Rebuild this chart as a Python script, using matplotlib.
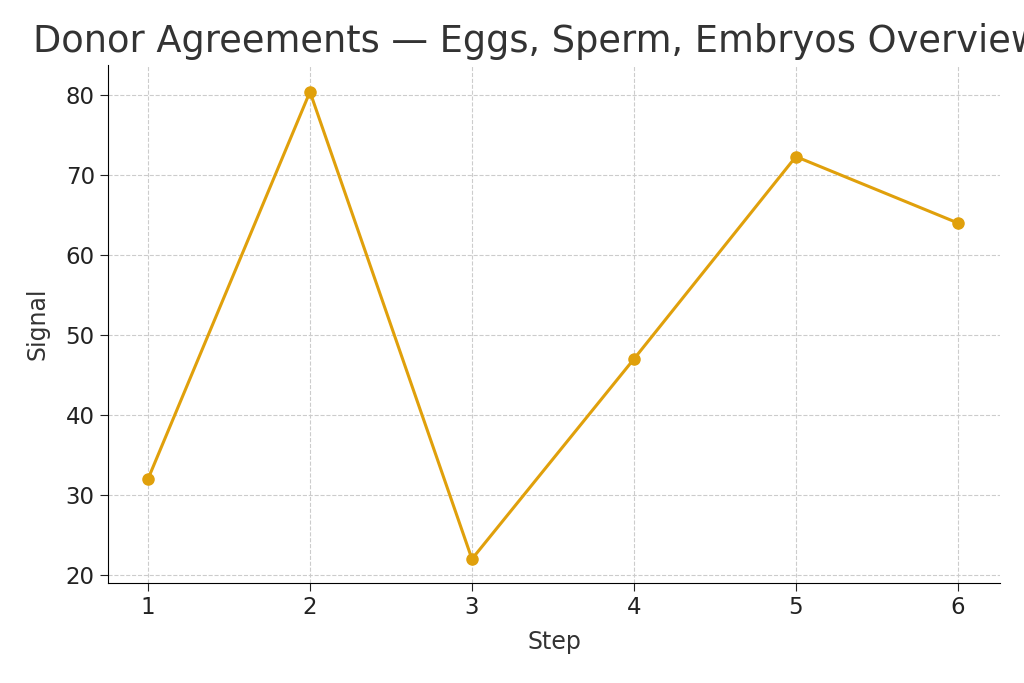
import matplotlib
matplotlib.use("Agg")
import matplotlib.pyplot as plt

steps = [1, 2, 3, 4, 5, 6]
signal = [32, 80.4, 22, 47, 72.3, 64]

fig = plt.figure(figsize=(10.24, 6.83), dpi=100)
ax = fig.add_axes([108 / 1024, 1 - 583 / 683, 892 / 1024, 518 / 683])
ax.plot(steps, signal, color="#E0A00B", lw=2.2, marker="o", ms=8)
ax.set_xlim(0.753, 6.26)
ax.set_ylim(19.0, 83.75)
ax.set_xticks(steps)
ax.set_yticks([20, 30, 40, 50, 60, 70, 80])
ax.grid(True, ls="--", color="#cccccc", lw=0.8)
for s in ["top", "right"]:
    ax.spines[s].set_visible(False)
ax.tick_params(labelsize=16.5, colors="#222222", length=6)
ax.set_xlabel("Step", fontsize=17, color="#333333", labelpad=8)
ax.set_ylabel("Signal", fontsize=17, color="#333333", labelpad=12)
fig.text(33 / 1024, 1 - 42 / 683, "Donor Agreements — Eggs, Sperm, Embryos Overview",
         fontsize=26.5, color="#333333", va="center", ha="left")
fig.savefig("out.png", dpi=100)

## WORK TO BE COMPLETED
Copy the listing word for word, excluding its pictures.

## COMPLETE RESPONSE
Rebuild this chart as a Python script, using matplotlib.
import matplotlib
matplotlib.use("Agg")
import matplotlib.pyplot as plt

steps = [1, 2, 3, 4, 5, 6]
signal = [32, 80.4, 22, 47, 72.3, 64]

fig = plt.figure(figsize=(10.24, 6.83), dpi=100)
ax = fig.add_axes([108 / 1024, 1 - 583 / 683, 892 / 1024, 518 / 683])
ax.plot(steps, signal, color="#E0A00B", lw=2.2, marker="o", ms=8)
ax.set_xlim(0.753, 6.26)
ax.set_ylim(19.0, 83.75)
ax.set_xticks(steps)
ax.set_yticks([20, 30, 40, 50, 60, 70, 80])
ax.grid(True, ls="--", color="#cccccc", lw=0.8)
for s in ["top", "right"]:
    ax.spines[s].set_visible(False)
ax.tick_params(labelsize=16.5, colors="#222222", length=6)
ax.set_xlabel("Step", fontsize=17, color="#333333", labelpad=8)
ax.set_ylabel("Signal", fontsize=17, color="#333333", labelpad=12)
fig.text(33 / 1024, 1 - 42 / 683, "Donor Agreements — Eggs, Sperm, Embryos Overview",
         fontsize=26.5, color="#333333", va="center", ha="left")
fig.savefig("out.png", dpi=100)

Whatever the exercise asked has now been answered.